Pretoria can be fairly moderate if you build your days around public transport, markets, and free outdoor sites. Union Buildings grounds cost nothing, Gautrain off-peak fares are cheaper than peak, and weekend markets often feed you better than hotel dining for less money.
Start with the Union Buildings, then pair either Freedom Park or the Voortrekker Monument with Church Square for historical contrast. After that, choose your mood: Rietvlei for open sky and wildlife, or the Ditsong museums if you want the city to explain itself indoors.
Ready to book?
Most visitors arrive through O.R. Tambo International Airport (JNB), about 35 to 45 km from central Pretoria; Lanseria International Airport (HLA) sits roughly 50 km southwest and handles fewer flights. Main rail arrivals in 2026 are Pretoria Station in the CBD and Hatfield Station in the east, both linked to Gautrain services.
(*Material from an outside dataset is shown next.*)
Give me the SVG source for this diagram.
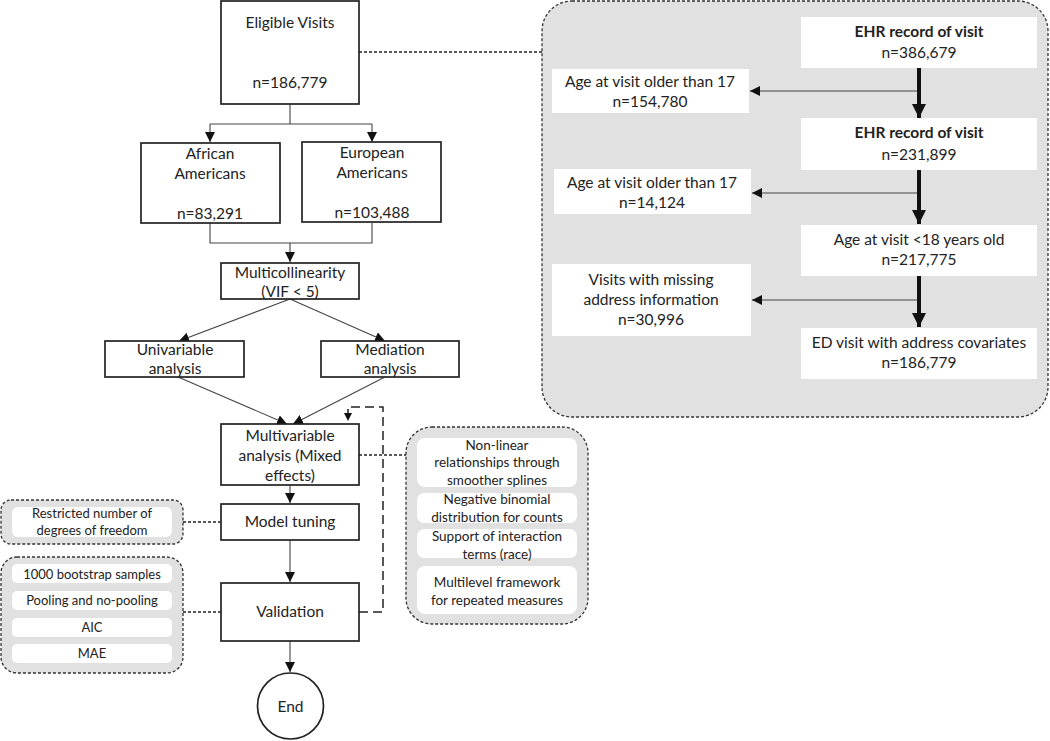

Road access is strong via the N1 north-south corridor and the N4 east-west route, with airport traffic usually feeding in from the N1.
Pretoria has no metro, subway, or tram system in 2026. Fast trips rely on Gautrain regional rail and feeder buses between Pretoria Station, Hatfield, Centurion, Johannesburg, and JNB, while A Re Yeng BRT covers selected city corridors rather than the whole urban area. Gautrain requires a reloadable Gold Card, and official guidance notes off-peak fares are about 10% lower outside 06:00 to 09:00 and 16:00 to 18:30; for most visitors, Uber or Bolt fills the gaps.
Pretoria has a subtropical highland climate: summer runs warm and stormy, with January highs around 26 to 29C and most rain falling from November to February, often in late-afternoon bursts. Winter stays dry and bright, with July days near 20C and nights dropping to about 3 to 5C. The sweet spot is late February to mid-May and mid-August to late October, while October and November bring jacaranda season and heavier visitor demand.
English is the language you'll use for hotels, museums, rides, and transport signage, but Afrikaans, Sepedi, and Setswana are widely heard across Pretoria. South Africa uses the rand (ZAR), and cards work in most restaurants, malls, museums, and fuel stations. Keep some cash for tips, parking attendants, and smaller purchases; in practice, R500 to R1,000 in small notes covers the awkward moments.
Pretoria rewards a little caution rather than paranoia. In 2026, the usual advice is to avoid wandering the CBD after business hours, skip informal taxi ranks if you do not know the system, and keep phones and cameras out of sight at intersections where smash-and-grab theft can happen. Use Gautrain, Uber, or Bolt for longer hops, and stick to busier areas such as Hatfield, Brooklyn, and Menlyn after dark.